Predicted Glycosyl Transferase Genes Located Outside of the HEP Island are Required for Formation of Heterocyst Envelope Polysaccharide in Anabaena sp. strain PCC 7120

Yu Wang, Sigal Lechno-Yossef, Yangmin Gong, Qing Fan, C. Peter Wolk, and Xudong Xu*

The State Key Laboratory of Freshwater Ecology and Biotechnology, Institute of Hydrobiology, Chinese Academy of Sciences, Wuhan, Hubei 430072, PR China, and MSU-DOE Plant Research Laboratory and Department of Plant Biology, Michigan State University, East Lansing, Michigan 48824, U.S.A.

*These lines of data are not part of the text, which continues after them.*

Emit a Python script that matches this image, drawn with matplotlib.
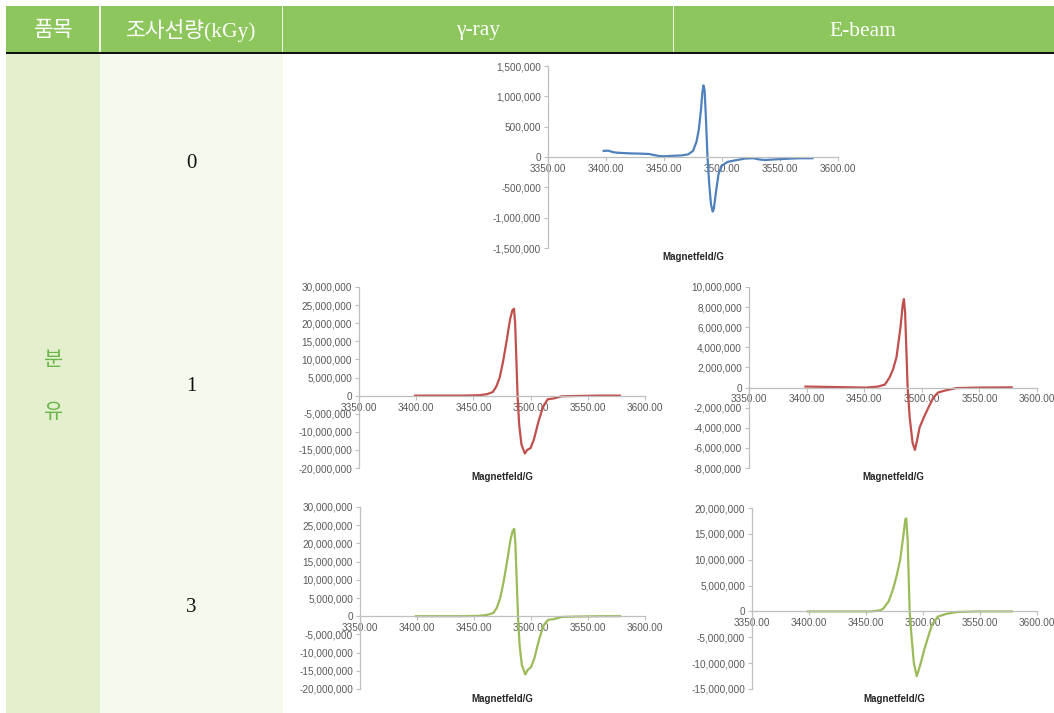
import matplotlib
matplotlib.use("Agg")
import matplotlib.pyplot as plt
from matplotlib.patches import Rectangle
from matplotlib.ticker import FuncFormatter, MultipleLocator

W, H = 1054, 713

# ---------------- data ----------------
header_labels = ["품목", "조사선량(kGy)", "γ-ray", "E-beam"]
item_labels = ["분", "유"]
dose_labels = ["0", "1", "3"]
x_title = "Magnetfeld/G"

# row 0 (0 kGy), blue
x0 = [3398, 3402, 3406, 3410, 3420, 3430, 3437, 3442, 3446, 3450, 3458, 3465, 3471, 3475,
      3478, 3480, 3482, 3483, 3484, 3485, 3486, 3487.5, 3489, 3490.5, 3492, 3493, 3495,
      3497, 3500, 3505, 3510, 3520, 3527, 3532, 3537, 3545, 3555, 3565, 3578]
y0 = [100000, 105000, 80000, 70000, 60000, 55000, 50000, 30000, 15000, 12000, 20000, 25000,
      45000, 100000, 250000, 450000, 800000, 1050000, 1180000, 1100000, 700000, 0, -450000,
      -780000, -900000, -850000, -550000, -280000, -140000, -80000, -60000, -25000, -20000,
      -40000, -50000, -40000, -30000, -22000, -20000]

# row 1 (1 kGy), gamma, red
x1g = [3399, 3420, 3440, 3455, 3462, 3467, 3470, 3473, 3476, 3479, 3482, 3484, 3485.5,
       3486.5, 3488.6, 3490, 3492, 3495, 3497, 3500, 3503, 3507, 3511, 3515, 3520, 3527,
       3540, 3560, 3578]
y1g = [0, 0, 0, 100000, 400000, 1000000, 2500000, 5000000, 9500000, 15000000, 21000000,
       23500000, 24000000, 20000000, 0, -8000000, -13500000, -16000000, -15000000,
       -14500000, -12000000, -7000000, -3000000, -1000000, -800000, -200000, -100000, 0, 0]

# row 1 (1 kGy), E-beam, red
x1e = [3399, 3420, 3440, 3452, 3462, 3468, 3472, 3475, 3478, 3481.5, 3483.5, 3484.5,
       3485.5, 3487.7, 3489.5, 3492, 3494, 3496, 3498, 3502, 3505.7, 3510, 3514, 3520,
       3530, 3550, 3578]
y1e = [100000, 60000, 20000, 0, 100000, 300000, 1000000, 1800000, 3000000, 6000000,
       8300000, 8800000, 7500000, 0, -3000000, -5500000, -6200000, -5200000, -4000000,
       -2900000, -2000000, -1000000, -500000, -300000, -50000, 0, 20000]

# row 2 (3 kGy), gamma, green
x3g = [3399, 3420, 3440, 3455, 3462, 3467, 3470, 3473, 3476, 3479, 3482, 3484, 3485.3,
       3486.3, 3488.6, 3490, 3492, 3495, 3497, 3500, 3503, 3507, 3511, 3515, 3520, 3527,
       3540, 3560, 3578]
y3g = [0, 0, 0, 100000, 400000, 900000, 2300000, 5000000, 9500000, 15000000, 21000000,
       23500000, 24000000, 20000000, 0, -8000000, -13500000, -16000000, -14800000,
       -14000000, -11500000, -6500000, -2500000, -1000000, -800000, -200000, -100000, 0, 0]

# row 2 (3 kGy), E-beam, green
x3e = [3399, 3420, 3440, 3455, 3462, 3465, 3470, 3474, 3477, 3480, 3483, 3484.5, 3485.3,
       3486.5, 3488.3, 3490, 3492, 3494.5, 3496, 3498, 3501, 3504.4, 3508, 3513, 3520,
       3530, 3550, 3578]
y3e = [0, 0, 0, 0, 200000, 500000, 2000000, 4500000, 7000000, 10000000, 15000000,
       17800000, 18000000, 14000000, 0, -5000000, -10000000, -12500000, -11500000,
       -10000000, -7500000, -5000000, -2500000, -1000000, -500000, -100000, 0, 0]

x_ticks = [3350, 3400, 3450, 3500, 3550, 3600]

# ---------------- figure ----------------
fig = plt.figure(figsize=(W / 100, H / 100), dpi=100)
fig.patch.set_facecolor("white")


def frect(x0p, y0p, x1p, y1p, color, z=0):
    fig.patches.append(Rectangle((x0p / W, 1 - y1p / H), (x1p - x0p) / W, (y1p - y0p) / H,
                                 transform=fig.transFigure, facecolor=color,
                                 edgecolor="none", zorder=z))


HEAD_GREEN = "#8cc65c"
frect(6, 6, W, 52.5, HEAD_GREEN)
frect(6, 52.5, 100, 713, "#e4efcd")
frect(100, 52.5, 283, 713, "#f5f9ee")
for sx in [100, 282.5, 673.3]:
    frect(sx - 0.8, 6, sx + 0.8, 52.5, "#f2f8ea", z=1)
frect(6, 52, W, 54, "#111111", z=2)

head_family = ["Liberation Serif", "Noto Sans CJK KR", "DejaVu Serif"]
header_x = [54, 191, 478, 863]
for hx, lab in zip(header_x, header_labels):
    fig.text(hx / W, 1 - 31 / H, lab, ha="center", va="center", color="white",
             fontsize=15.5, family=head_family, fontweight="light")

for iy, lab in zip([360, 412], item_labels):
    fig.text(54 / W, 1 - iy / H, lab, ha="center", va="center", color="#6ab64a",
             fontsize=15, family=["Noto Sans CJK KR", "DejaVu Sans"], fontweight="light")

for dy, lab in zip([163, 386, 607], dose_labels):
    fig.text(191 / W, 1 - dy / H, lab, ha="center", va="center", color="#111111",
             fontsize=15, family=["Liberation Serif", "DejaVu Serif"])

tick_fmt_y = FuncFormatter(lambda v, p: f"{int(round(v)):,}")
tick_fmt_x = FuncFormatter(lambda v, p: f"{v:.2f}")


def chart(px0, py0, px1, py1, xs, ys, color, ymin, ymax, ystep):
    ax = fig.add_axes([px0 / W, 1 - py1 / H, (px1 - px0) / W, (py1 - py0) / H])
    ax.set_facecolor("none")
    ax.plot(xs, ys, color=color, lw=1.6, solid_joinstyle="round")
    ax.set_xlim(3350, 3600)
    ax.set_ylim(ymin, ymax)
    ax.yaxis.set_major_locator(MultipleLocator(ystep))
    ax.set_xticks(x_ticks)
    ax.yaxis.set_major_formatter(tick_fmt_y)
    ax.xaxis.set_major_formatter(tick_fmt_x)
    for s in ["top", "right"]:
        ax.spines[s].set_visible(False)
    ax.spines["bottom"].set_position(("data", 0))
    for s in ["left", "bottom"]:
        ax.spines[s].set_color("#bfbfbf")
        ax.spines[s].set_linewidth(0.9)
    ax.tick_params(axis="both", colors="#bfbfbf", length=3, width=0.8,
                   labelsize=7.2, labelcolor="#595959", pad=2)
    for lab in ax.get_xticklabels() + ax.get_yticklabels():
        lab.set_family(["Liberation Sans", "DejaVu Sans"])
    hpx = py1 - py0
    ax.text(0.5, -9.5 / hpx, x_title, transform=ax.transAxes, ha="center", va="center",
            fontsize=7, fontweight="bold", color="#262626",
            family=["Liberation Sans", "DejaVu Sans"])
    return ax


chart(548, 66, 838, 248, x0, y0, "#4f81bd", -1500000, 1500000, 500000)
chart(359, 287, 645, 468, x1g, y1g, "#c0504d", -20000000, 30000000, 5000000)
chart(749, 287, 1037, 468, x1e, y1e, "#c0504d", -8000000, 10000000, 2000000)
chart(360, 507, 645, 689, x3g, y3g, "#9bbb59", -20000000, 30000000, 5000000)
chart(752, 508, 1037, 689, x3e, y3e, "#9bbb59", -15000000, 20000000, 5000000)

fig.savefig("out.png", dpi=100, facecolor="white")
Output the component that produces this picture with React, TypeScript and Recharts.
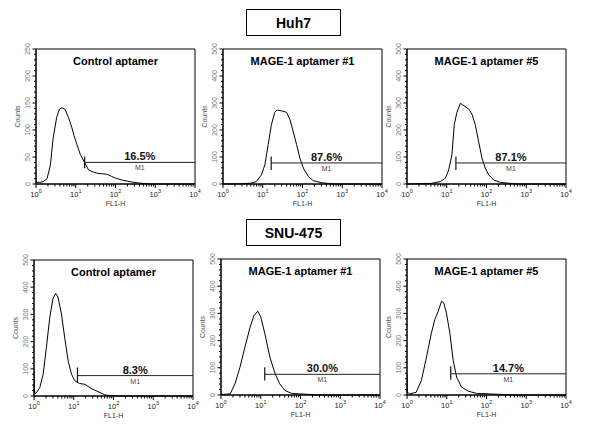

* To whom correspondence should be addressed. Email: xux{at}ihb.ac.cn.


   Abstract

Heterocysts, during maturation, form an envelope layer of polysaccharide, denoted HEP, whose synthesis depends on a cluster of genes, the HEP island, and on an additional, distantly positioned gene, hepB or a gene immediately downstream from it. We show that HEP formation depends upon predicted glycosyl transferase genes all4160, at a third locus, and alr3699, adjacent to hepB and co-transcribed with it. Mutations in histidine kinase genes hepN and hepK appear to silence the promoter of hepB and incompletely down-regulate all4160.